Hundreds of volunteers celebrated Arbor Day on Saturday morning by planting over 75 trees along Walnut Street, between 40th and 43rd streets.
As part of the Walnut Street Greenway effort -- whose goal is to beautify the neighborhood -- students from Penn, Drexel University, the University of the Sciences in Philadelphia and The Restaurant School at Walnut Hill College were able to extend the Walnut Street Greenway by three city blocks.
"Trees are good," Penn landscape architect Bob Lundgren said. "They bring the birds in. You don't have to park your car in the sun, you can do it in the shade. It makes a big difference."
Volunteers, given a set of tools and gloves, were assigned to an area, called the tree pit, where their trees were to be planted. Around each tree pit was a group of five volunteers. A tree specialist worked with each group of volunteers and a block supervisor oversaw each lot of 10 trees.
"It's a lot harder work than I anticipated," Drexel junior Sam Zitin said.
Several different types of trees were selected, including honey locust, Chinese elm, shingle oak, hackberry, Japanese maple and jolivette cherry.

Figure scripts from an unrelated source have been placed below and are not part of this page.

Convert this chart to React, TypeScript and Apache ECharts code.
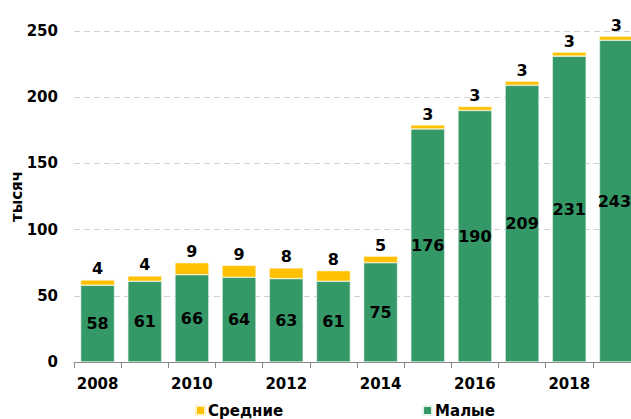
import React, { useEffect, useRef } from "react";
import * as echarts from "echarts";

const years = ["2008", "2009", "2010", "2011", "2012", "2013", "2014", "2015", "2016", "2017", "2018", "2019"];
const small = [58, 61, 66, 64, 63, 61, 75, 176, 190, 209, 231, 243];
const medium = [4, 4, 9, 9, 8, 8, 5, 3, 3, 3, 3, 3];
const yTicks = [0, 50, 100, 150, 200, 250];

const FONT = "DejaVu Sans";

export default function App() {
  const ref = useRef<HTMLDivElement>(null);
  useEffect(() => {
    if (!ref.current) return;
    const chart = echarts.init(ref.current, null, { renderer: "svg" });
    const lastIdx = small.length - 1;
    chart.setOption({
      animation: false,
      textStyle: { fontFamily: FONT },
      grid: { left: 74, right: -9, top: 31, bottom: 57, outerBoundsMode: "none", containLabel: false },
      legend: {
        top: 403,
        left: 195,
        padding: 0,
        itemWidth: 9,
        itemHeight: 9,
        itemGap: 139,
        icon: "rect",
        data: ["Средние", "Малые"],
        textStyle: { fontFamily: FONT, fontWeight: "bold", fontSize: 15, color: "#000", padding: [0, 0, 0, -2] },
      },
      xAxis: {
        type: "category",
        data: years,
        axisLine: { lineStyle: { color: "#888" } },
        axisTick: { show: true, interval: 0, length: 6, lineStyle: { color: "#888" } },
        axisLabel: { interval: 1, fontFamily: FONT, fontWeight: "bold", fontSize: 15, color: "#000", margin: 14 },
      },
      yAxis: {
        type: "value",
        min: yTicks[0],
        max: yTicks[yTicks.length - 1],
        interval: 50,
        name: "тысяч",
        nameLocation: "middle",
        nameGap: 50,
        nameMoveOverlap: false,
        nameRotate: 90,
        nameTextStyle: { fontFamily: FONT, fontWeight: "bold", fontSize: 15, color: "#000" },
        axisLine: { show: false },
        axisTick: { show: false },
        axisLabel: { fontFamily: FONT, fontWeight: "bold", fontSize: 15, color: "#000", margin: 16 },
        splitLine: { lineStyle: { color: "#d0d0d0", type: [6, 4] } },
      },
      series: [
        {
          name: "Малые",
          type: "bar",
          stack: "total",
          data: small.map((v, i) =>
            i === lastIdx ? { value: v, label: { offset: [-2, 0] } } : v
          ),
          barWidth: "72%",
          itemStyle: { color: "#349967", borderColor: "#e8f2ec", borderWidth: 0.6 },
          label: {
            show: true,
            position: "inside",
            fontFamily: FONT,
            fontWeight: "bold",
            fontSize: 16,
            color: "#000",
          },
        },
        {
          name: "Средние",
          type: "bar",
          stack: "total",
          data: medium,
          barWidth: "72%",
          itemStyle: { color: "#FFC000", borderColor: "#fff3cc", borderWidth: 0.6 },
          label: {
            show: true,
            position: "top",
            distance: 3,
            fontFamily: FONT,
            fontWeight: "bold",
            fontSize: 16,
            color: "#000",
          },
        },
      ],
    });
    return () => chart.dispose();
  }, []);
  return <div ref={ref} style={{ width: 631, height: 419, position: "absolute", left: 0, top: 0 }} />;
}
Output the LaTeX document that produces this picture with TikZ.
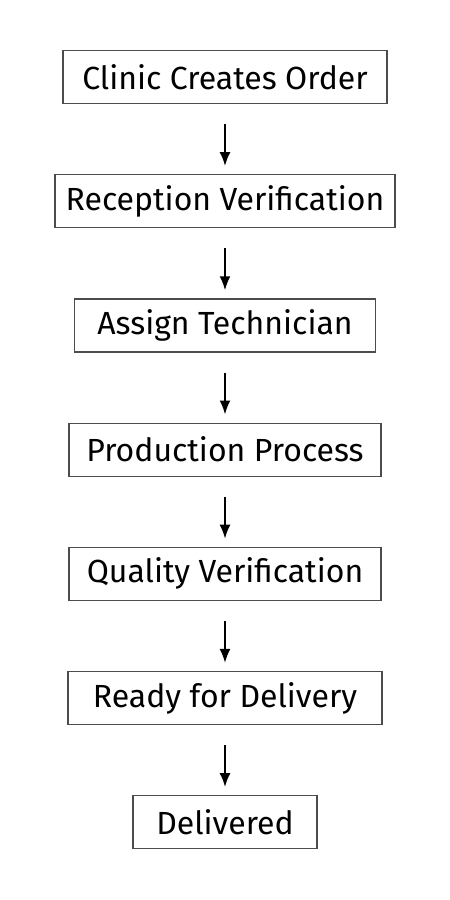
\documentclass[tikz,border=0pt]{standalone}
\usepackage{fontspec}
\setmainfont{Fira Sans}
\usetikzlibrary{positioning,arrows.meta}

\begin{document}
\begin{tikzpicture}[x=1pt,y=1pt,
   stagebox/.style={draw=black!70,line width=1.2pt,inner xsep=8pt,minimum height=53pt,font=\fontsize{32}{36}\selectfont},
   flow/.style={-{Latex[length=14pt,width=11pt]},line width=2pt,shorten <=20pt,shorten >=8pt},
   node distance=70pt]
\useasboundingbox (0,0) rectangle (450,-900);
\node[stagebox,minimum width=324pt] (order) at (225,-77) {Clinic Creates Order};
\node[stagebox,minimum width=340pt,below=of order] (recv) {Reception Verification};
\node[stagebox,minimum width=301pt,below=of recv] (tech) {Assign Technician};
\node[stagebox,minimum width=312pt,below=of tech] (prod) {Production Process};
\node[stagebox,minimum width=312pt,below=of prod] (qual) {Quality Verification};
\node[stagebox,minimum width=314pt,below=of qual] (ready) {Ready for Delivery};
\node[stagebox,minimum width=184pt,below=of ready] (done) {Delivered};
\foreach \a/\b in {order/recv,recv/tech,tech/prod,prod/qual,qual/ready,ready/done}
   \draw[flow] (\a) -- (\b);
\end{tikzpicture}
\end{document}
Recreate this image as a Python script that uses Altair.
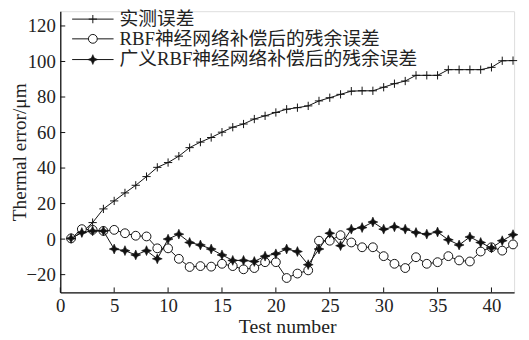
import altair as alt
import pandas as pd

test_no = list(range(1, 43))
measured = [0.4, 3.7, 9.3, 17.0, 21.5, 26.0, 30.3, 35.2, 40.4, 43.1,
            46.7, 51.5, 54.6, 57.2, 60.2, 63.0, 64.8, 67.6, 69.4, 71.3,
            73.1, 74.0, 75.0, 77.8, 79.6, 81.5, 83.3, 83.5, 83.5, 85.5,
            87.5, 89.0, 92.2, 92.2, 92.2, 95.4, 95.4, 95.4, 95.4, 96.7,
            100.4, 100.5]
rbf = [0.4, 5.6, 5.2, 4.6, 5.2, 3.3, 1.9, 1.5, -5.2, -5.2,
       -11.1, -15.7, -15.2, -15.5, -13.9, -15.2, -17.0, -16.3, -13.0, -13.0,
       -21.9, -19.4, -17.6, -0.9, -0.9, 2.2, -1.9, -4.6, -4.6, -9.6,
       -13.9, -16.3, -10.2, -13.9, -13.0, -9.6, -12.0, -12.6, -7.0, -4.6,
       -6.5, -3.0]
grbf = [0.4, 3.7, 4.6, 4.6, -5.6, -6.5, -8.9, -6.5, -11.1, 0.0,
        2.8, -1.9, -3.3, -5.6, -8.9, -12.0, -12.0, -12.6, -9.6, -8.3,
        -5.6, -7.0, -14.4, -5.6, 3.3, -3.7, 5.6, 6.5, 9.6, 5.6,
        6.9, 5.6, 3.7, 2.8, 4.0, -0.4, -3.3, 1.2, -1.9, -5.0,
        -0.9, 2.5]
x_ticks = [0, 5, 10, 15, 20, 25, 30, 35, 40]
y_ticks = [-20, 0, 20, 40, 60, 80, 100, 120]
legend_labels = ["实测误差", "RBF神经网络补偿后的残余误差", "广义RBF神经网络补偿后的残余误差"]

FONT = "Liberation Serif, Noto Sans CJK SC"
W, H = 460, 285
INK = "#111111"
TXT = "#222222"

PLUS = "M-1,0L1,0M0,-1L0,1"
STAR = "M0,-1L0.3,-0.3L1,0L0.3,0.3L0,1L-0.3,0.3L-1,0L-0.3,-0.3Z"

xscale = alt.Scale(domain=[0, 42.1], nice=False, zero=False)
yscale = alt.Scale(domain=[-30, 128.3], nice=False, zero=False)
xaxis = alt.Axis(title="Test number", values=x_ticks, ticks=False, grid=False,
                 labelFont=FONT, labelFontSize=19, labelColor=TXT, labelPadding=4,
                 labelFlush=False, titleFont=FONT, titleFontSize=20,
                 titleFontWeight="normal", titleColor=TXT, titlePadding=2,
                 domainColor=INK, domainWidth=1.3)
yaxis = alt.Axis(title="Thermal error/μm", values=y_ticks, ticks=False, grid=False,
                 labelFont=FONT, labelFontSize=19, labelColor=TXT, labelPadding=5,
                 labelFlush=False, titleFont=FONT, titleFontSize=19.5,
                 titleFontWeight="normal", titleColor=TXT, titleX=-31,
                 titleBaseline="bottom",
                 domainColor=INK, domainWidth=1.3)

df = pd.DataFrame({"n": test_no, "measured": measured, "rbf": rbf, "grbf": grbf})


def series(col, point_mark):
    base = alt.Chart(df).encode(
        x=alt.X("n:Q", scale=xscale, axis=xaxis),
        y=alt.Y(f"{col}:Q", scale=yscale, axis=yaxis),
    )
    return base.mark_line(color=INK, strokeWidth=1) + base.mark_point(**point_mark)


plus_mark = dict(shape=PLUS, size=70, filled=False, stroke=INK, strokeWidth=1, opacity=1)
circ_mark = dict(shape="circle", size=80, filled=True, fill="white", stroke=INK,
                 strokeWidth=1, opacity=1)
star_mark = dict(shape=STAR, size=100, filled=True, fill=INK, stroke=INK,
                 strokeWidth=0.6, opacity=1)

xt = alt.Chart(pd.DataFrame({"t": x_ticks})).mark_rule(color=INK, strokeWidth=1).encode(
    x=alt.X("t:Q", scale=xscale, axis=xaxis), y=alt.value(H), y2=alt.value(H - 5))
yt = alt.Chart(pd.DataFrame({"t": y_ticks})).mark_rule(color=INK, strokeWidth=1).encode(
    y=alt.Y("t:Q", scale=yscale, axis=yaxis), x=alt.value(0), x2=alt.value(5))

# legend (top-left, inside the plot)
leg_rows = [8, 28, 49]
leg_marks = [plus_mark, circ_mark, star_mark]
legend_layers = []
for lab, ry, pm in zip(legend_labels, leg_rows, leg_marks):
    ldf = pd.DataFrame({"label": [lab]})
    legend_layers.append(alt.Chart(ldf).mark_rule(color=INK, strokeWidth=1).encode(
        x=alt.value(12), x2=alt.value(54), y=alt.value(ry)))
    legend_layers.append(alt.Chart(ldf).mark_point(**pm).encode(
        x=alt.value(33), y=alt.value(ry)))
    legend_layers.append(alt.Chart(ldf).mark_text(
        align="left", baseline="middle", font=FONT, fontSize=19, color=TXT).encode(
        x=alt.value(60), y=alt.value(ry), text="label:N"))

chart = alt.layer(
    xt, yt,
    series("measured", plus_mark),
    series("rbf", circ_mark),
    series("grbf", star_mark),
    *legend_layers,
).properties(
    width=W, height=H,
    autosize=alt.AutoSizeParams(type="none"),
    padding={"left": 53, "top": 1, "right": 7, "bottom": 46},
).configure_view(strokeWidth=0).configure(background="white")

chart.save("out.html", embed_options={"renderer": "svg", "actions": False})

Unforeseen difficulties added excitement to the tree-planting extravaganza. One of these was an unexpected stump in the middle of one of the tree pits. The removal of the stump required an ax and a chainsaw.
"This is turning into an excavation," Zitin said, after 80 minutes of trying to remove the stump with no visible progress.
The event received multimedia coverage, but not all of the volunteers were impressed.
College freshman John Kneeland asked, upon spotting a Channel Six Action News vehicle, "What's wrong with people? People are out killing people somewhere and we're here planting trees."
Other volunteers had a more positive attitude. "If I wasn't planting trees, I'd just be sleeping on a Saturday morning doing nothing," College junior Patrick Wade said. "This is satisfying work."
The College Democrats, the Muslim Students Association, the Sigma Kappa sorority and the Lambda Chi Alpha fraternity were among those organizations from the University that participated.
In order to plant the trees, University City Green -- a nonprofit organization and the event's sponsor -- had to secure the permission of each store on Walnut Street in front of which it wanted to plant a tree.
"You get a lot of community buy-in because you've got to talk to everybody," volunteer Michelle Robinson said. "We've been working on this for months."
Indeed, the community played a large part in the event's success. Tables and tools were supplied by the University City District, shovels were donated by the Water Department of Philadelphia and UC Green and brooms were supplied by Spruce Hill Community Association and UCD.
"The problem is that there is so much involvement from the community that a lot of time is spent waiting around for the leaders," College junior Keith Randall said.